Vint enfin le moment d'interpréter Johnny, tu me manques qu'on trouve sur le disque FAIS TA VIE (1993). Pour ne pas avoir à cacher une émotion derrière ses lunettes de soleil, Trenet fit rapprocher les deux Steinway, «queue contre queue», ce qui l'amusait beaucoup. Il demanda qu'on dépose à côté de son feutre, un vase rempli d'eau dans lequel il fallait plonger une rose en plastique. Par miracle, on en avait déniché une dans l'atelier d'un studio voisin. Trenet se plaça derrière les pianos accolés, exigeant soudainement que l'on enregistrât la prise. Play back. Sur le pont, il attrapa son chapeau, s'en coiffa, puis retira la rose du vase, la porta à ses lèvres, chantant dedans le dernier couplet comme s'il s'agissait d'un micro. «Je crois qu'elle est bonne» dit-il à la fin du morceau. Elle était parfaite.

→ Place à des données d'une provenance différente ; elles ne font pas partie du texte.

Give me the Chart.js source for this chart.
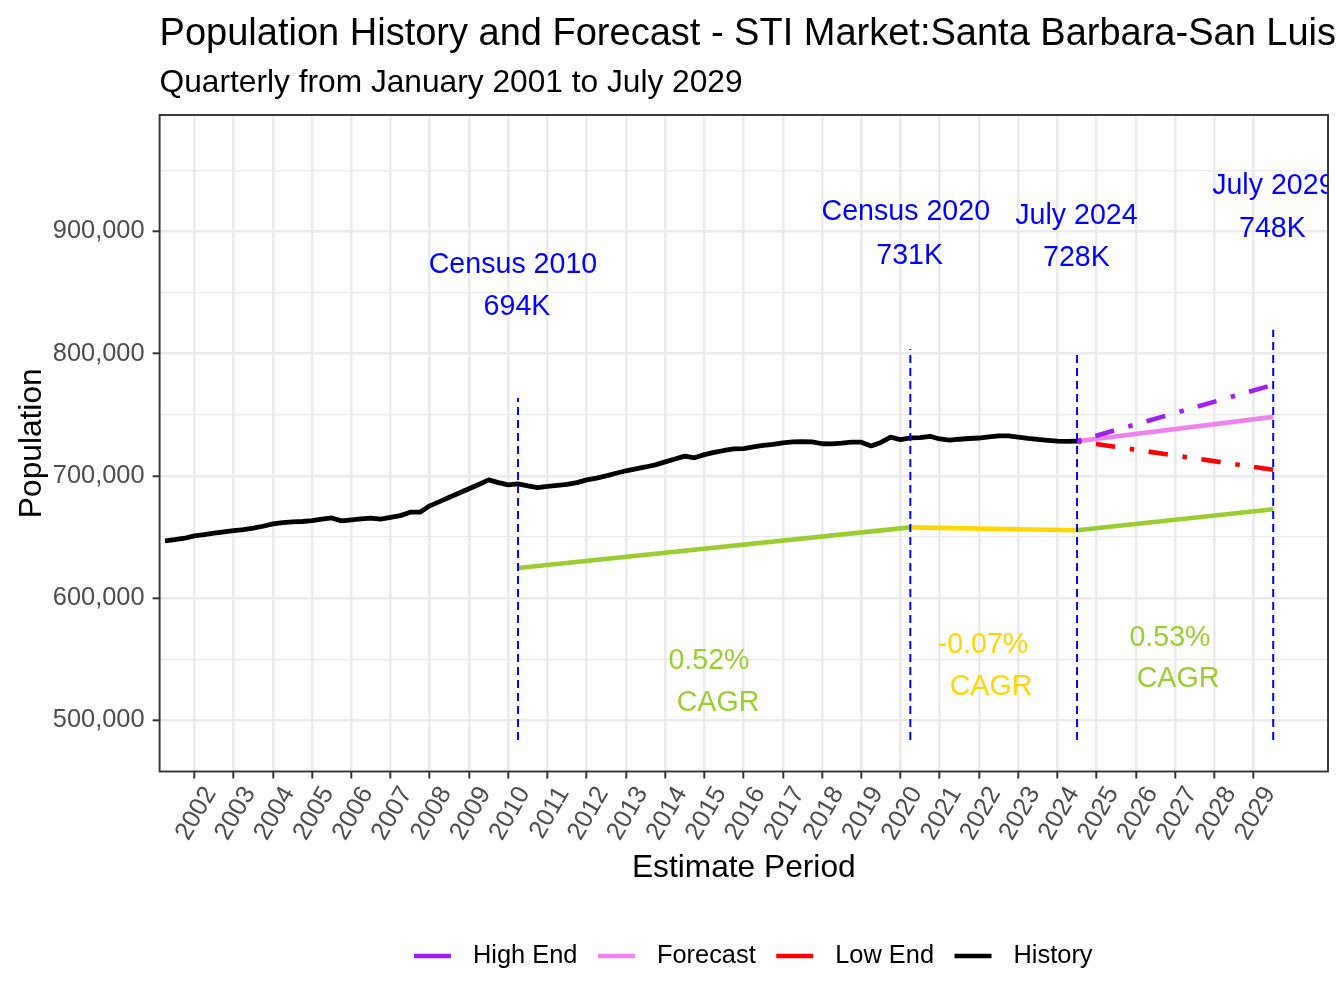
<!DOCTYPE html>
<html>
<head>
<meta charset="utf-8">
<script src="https://cdn.jsdelivr.net/npm/chart.js@4.4.0/dist/chart.umd.min.js"></script>
<style>
html,body{margin:0;padding:0;background:#ffffff;}
#wrap{width:1344px;height:1008px;position:relative;}
</style>
</head>
<body>
<div id="wrap"><canvas id="c" width="1344" height="1008"></canvas></div>
<script>
// ---------------- DATA ----------------
const chartTitle = "Population History and Forecast - STI Market:Santa Barbara-San Luis";
const chartSubtitle = "Quarterly from January 2001 to July 2029";
const xAxisTitle = "Estimate Period";
const yAxisTitle = "Population";

const historyPeriods = [
  "2001-04","2001-07","2001-10",
  "2002-01","2002-04","2002-07","2002-10",
  "2003-01","2003-04","2003-07","2003-10",
  "2004-01","2004-04","2004-07","2004-10",
  "2005-01","2005-04","2005-07","2005-10",
  "2006-01","2006-04","2006-07","2006-10",
  "2007-01","2007-04","2007-07","2007-10",
  "2008-01","2008-04","2008-07","2008-10",
  "2009-01","2009-04","2009-07","2009-10",
  "2010-01","2010-04","2010-07","2010-10",
  "2011-01","2011-04","2011-07","2011-10",
  "2012-01","2012-04","2012-07","2012-10",
  "2013-01","2013-04","2013-07","2013-10",
  "2014-01","2014-04","2014-07","2014-10",
  "2015-01","2015-04","2015-07","2015-10",
  "2016-01","2016-04","2016-07","2016-10",
  "2017-01","2017-04","2017-07","2017-10",
  "2018-01","2018-04","2018-07","2018-10",
  "2019-01","2019-04","2019-07","2019-10",
  "2020-01","2020-04","2020-07","2020-10",
  "2021-01","2021-04","2021-07","2021-10",
  "2022-01","2022-04","2022-07","2022-10",
  "2023-01","2023-04","2023-07","2023-10",
  "2024-01","2024-04","2024-07"
];
const historyValues = [
  646800,647800,649000,
  650900,652000,653100,654200,
  655200,656100,657200,658800,
  660700,661700,662400,662700,
  663500,664600,665600,663200,
  664000,664800,665400,664600,
  666000,667500,670300,670300,
  675500,679000,682500,686000,
  689500,693000,696700,694500,
  692600,693500,691800,690400,
  691500,692200,693000,694500,
  696700,698200,700000,702200,
  704200,705800,707300,709000,
  711500,713800,716200,714800,
  717400,719200,720800,722100,
  722300,723700,724900,725800,
  727000,727800,728000,727800,
  726300,726200,726800,727700,
  727600,724500,727400,731700,
  729600,731100,731300,732400,
  730200,729200,730000,730600,
  731000,732000,732700,732700,
  731800,730700,729800,729100,
  728500,728300,728400
];

const forecastPeriods = ["2024-07","2029-07"];
const forecastValues  = [728400, 748300];
const highEndValues   = [728400, 774500];
const lowEndValues    = [728400, 705000];

const cagrPeriods = ["2010-04","2020-04","2024-07","2029-07"];
const cagrLineValues = [624700, 657900, 655600, 672700];
const cagrSegmentColors = ["#9ACD32","#FFD700","#9ACD32"];

const markerPeriods = ["2010-04","2020-04","2024-07","2029-07"];
const markerTopValues = [763800, 803900, 801500, 819500];
const markerBottomValue = 484000;

const labelTexts  = ["Census 2010","694K","Census 2020","731K","July 2024","728K","July 2029","748K",
                     "0.52%","CAGR","-0.07%","CAGR","0.53%","CAGR"];
const labelYears  = [2010.121,2010.223,2020.134,2020.233,2024.483,2024.483,2029.504,2029.481,
                     2015.118,2015.347,2022.102,2022.306,2026.869,2027.073];
const labelValues = [866100,831800,909700,873400,905800,871700,931000,895600,
                     542100,507700,555200,520800,560900,527300];
const labelColors = ["#0000FF","#0000FF","#0000FF","#0000FF","#0000FF","#0000FF","#0000FF","#0000FF",
                     "#9ACD32","#9ACD32","#FFD700","#FFD700","#9ACD32","#9ACD32"];

const xTickYears  = [2002,2003,2004,2005,2006,2007,2008,2009,2010,2011,2012,2013,2014,2015,
                     2016,2017,2018,2019,2020,2021,2022,2023,2024,2025,2026,2027,2028,2029];
const xTickLabels = ["2002","2003","2004","2005","2006","2007","2008","2009","2010","2011","2012","2013","2014","2015",
                     "2016","2017","2018","2019","2020","2021","2022","2023","2024","2025","2026","2027","2028","2029"];
const yTickValues = [500000,600000,700000,800000,900000];
const yTickLabels = ["500,000","600,000","700,000","800,000","900,000"];
const yMinorValues = [550000,650000,750000,850000,950000];

const xMin = 2001.113, xMax = 2030.897;
const yMin = 458180, yMax = 995250;

// ---------------- HELPERS ----------------
const FONT = "'Liberation Sans', Arial, Helvetica, sans-serif";
function toYear(p){ const a = p.split('-').map(Number); return a[0] + (a[1]-1)/12; }
function pts(periods, values){ return periods.map((p,i)=>({x: toYear(p), y: values[i]})); }
function markerPts(){
  const out = [];
  markerPeriods.forEach((p,i)=>{
    const x = toYear(p);
    out.push({x, y: markerBottomValue});
    out.push({x, y: markerTopValues[i]});
    out.push({x, y: null});
  });
  return out;
}
const dotDash = [4.5, 14.5, 19.5, 14.8];

const datasets = [
  { label:"Markers", data: markerPts(), borderColor:"#0000FF", borderWidth:2, borderDash:[8,5],
    spanGaps:false, pointRadius:0, order:0, inLegend:false },
  { label:"High End", data: pts(forecastPeriods, highEndValues), borderColor:"#A020F0", borderWidth:4.6,
    borderDash: dotDash, pointRadius:0, order:1, inLegend:true },
  { label:"Forecast", data: pts(forecastPeriods, forecastValues), borderColor:"#EE82EE", borderWidth:4.6,
    pointRadius:0, order:3, inLegend:true },
  { label:"Low End", data: pts(forecastPeriods, lowEndValues), borderColor:"#FF0000", borderWidth:4.6,
    borderDash: dotDash, pointRadius:0, order:2, inLegend:true },
  { label:"History", data: pts(historyPeriods, historyValues), borderColor:"#000000", borderWidth:4.8,
    borderJoinStyle:"round", pointRadius:0, order:4, inLegend:true },
  { label:"CAGR", data: pts(cagrPeriods, cagrLineValues), borderColor:"#9ACD32", borderWidth:4.6,
    segment:{ borderColor: c => cagrSegmentColors[c.p0DataIndex] }, pointRadius:0, order:5, inLegend:false }
];

// ---------------- DECOR PLUGIN ----------------
const decor = {
  id: 'decor',
  beforeDraw(chart){
    const ctx = chart.ctx;
    ctx.save(); ctx.fillStyle = '#ffffff'; ctx.fillRect(0,0,chart.width,chart.height); ctx.restore();
  },
  afterDatasetsDraw(chart){
    const ctx = chart.ctx, a = chart.chartArea, xs = chart.scales.x, ys = chart.scales.y;
    ctx.save();
    ctx.beginPath(); ctx.rect(a.left, a.top, a.right-a.left, a.bottom-a.top); ctx.clip();
    ctx.font = `28.6px ${FONT}`;
    ctx.textAlign = 'center'; ctx.textBaseline = 'alphabetic';
    labelTexts.forEach((t,i)=>{
      ctx.fillStyle = labelColors[i];
      ctx.fillText(t, xs.getPixelForValue(labelYears[i]), ys.getPixelForValue(labelValues[i]));
    });
    ctx.restore();
  },
  afterDraw(chart){
    const ctx = chart.ctx, a = chart.chartArea;
    ctx.save();
    // panel border
    ctx.strokeStyle = '#333333'; ctx.lineWidth = 1.9; ctx.setLineDash([]);
    ctx.strokeRect(a.left, a.top, a.right-a.left, a.bottom-a.top);
    // titles
    ctx.fillStyle = '#000000'; ctx.textAlign = 'left'; ctx.textBaseline = 'alphabetic';
    ctx.font = `38px ${FONT}`;
    ctx.fillText(chartTitle, a.left, 45);
    ctx.font = `31.7px ${FONT}`;
    ctx.fillText(chartSubtitle, a.left, 92);
    // axis titles
    ctx.textAlign = 'center';
    ctx.fillText(xAxisTitle, (a.left+a.right)/2, 877);
    ctx.save();
    ctx.translate(41, (a.top+a.bottom)/2);
    ctx.rotate(-Math.PI/2);
    ctx.fillText(yAxisTitle, 0, 0);
    ctx.restore();
    // legend
    ctx.font = `25.4px ${FONT}`;
    ctx.textAlign = 'left'; ctx.textBaseline = 'middle';
    let x = 414; const y = 956;
    chart.data.datasets.filter(d=>d.inLegend).forEach(d=>{
      ctx.strokeStyle = d.borderColor; ctx.lineWidth = 4.6; ctx.setLineDash([]);
      ctx.beginPath(); ctx.moveTo(x, y); ctx.lineTo(x+37, y); ctx.stroke();
      x += 37 + 22;
      ctx.fillStyle = '#000000';
      ctx.fillText(d.label, x, y);
      x += ctx.measureText(d.label).width + 20.5;
    });
    ctx.restore();
  }
};

// ---------------- CHART ----------------
new Chart(document.getElementById('c'), {
  type: 'line',
  data: { datasets },
  options: {
    responsive: false,
    devicePixelRatio: 1,
    animation: false,
    events: [],
    layout: { autoPadding: false, padding: { left: 0, right: 16, top: 115, bottom: 0 } },
    plugins: { legend: { display: false }, tooltip: { enabled: false }, title: { display: false } },
    scales: {
      x: {
        type: 'linear', min: xMin, max: xMax,
        afterBuildTicks: s => { s.ticks = xTickYears.map(v => ({ value: v })); },
        afterFit: s => { s.height = 1008 - 771.5; },
        ticks: {
          autoSkip: false, minRotation: 60, maxRotation: 60, padding: 3, labelOffset: 16,
          color: '#4D4D4D', font: { family: FONT, size: 25.4 },
          callback: (v, i) => xTickLabels[i]
        },
        grid: { color: '#EBEBEB', lineWidth: 2.6, tickLength: 7, tickColor: '#333333', tickWidth: 2 },
        border: { display: false }
      },
      y: {
        type: 'linear', min: yMin, max: yMax,
        afterBuildTicks: s => { s.ticks = yTickValues.concat(yMinorValues).sort((p,q)=>p-q).map(v => ({ value: v })); },
        afterFit: s => { s.width = 159.6; },
        ticks: {
          autoSkip: false, padding: 8, color: '#4D4D4D', font: { family: FONT, size: 25.4 },
          callback: v => { const i = yTickValues.indexOf(v); return i >= 0 ? yTickLabels[i] : ''; }
        },
        grid: {
          color: '#EBEBEB',
          lineWidth: c => (c.tick && yTickValues.includes(c.tick.value)) ? 2.6 : 1.3,
          tickLength: 7,
          tickColor: c => (c.tick && yTickValues.includes(c.tick.value)) ? '#333333' : 'rgba(0,0,0,0)',
          tickWidth: 2
        },
        border: { display: false }
      }
    }
  },
  plugins: [decor]
});
</script>
</body>
</html>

Pour clore la deuxième émission, Pascal Sevran fit porter sur le plateau un énorme gâteau d'anniversaire sur lequel trônaient deux bougies, un 8 et un 5. À l'antenne, après que l'animateur l'ait invité à les souffler, Trenet lui répondit sur un ton apeuré: «Oh non, je ne peux pas!» «Pourquoi?» Se référant secrètement à la conversation sur la lumière de Bougival deux heures plus tôt, le Maître expliqua, cultivant son sens de l'énigme: «Mais parce que je sais ce que ces bougies valent!» Private joke. C'était aussi ça, Charles Trenet.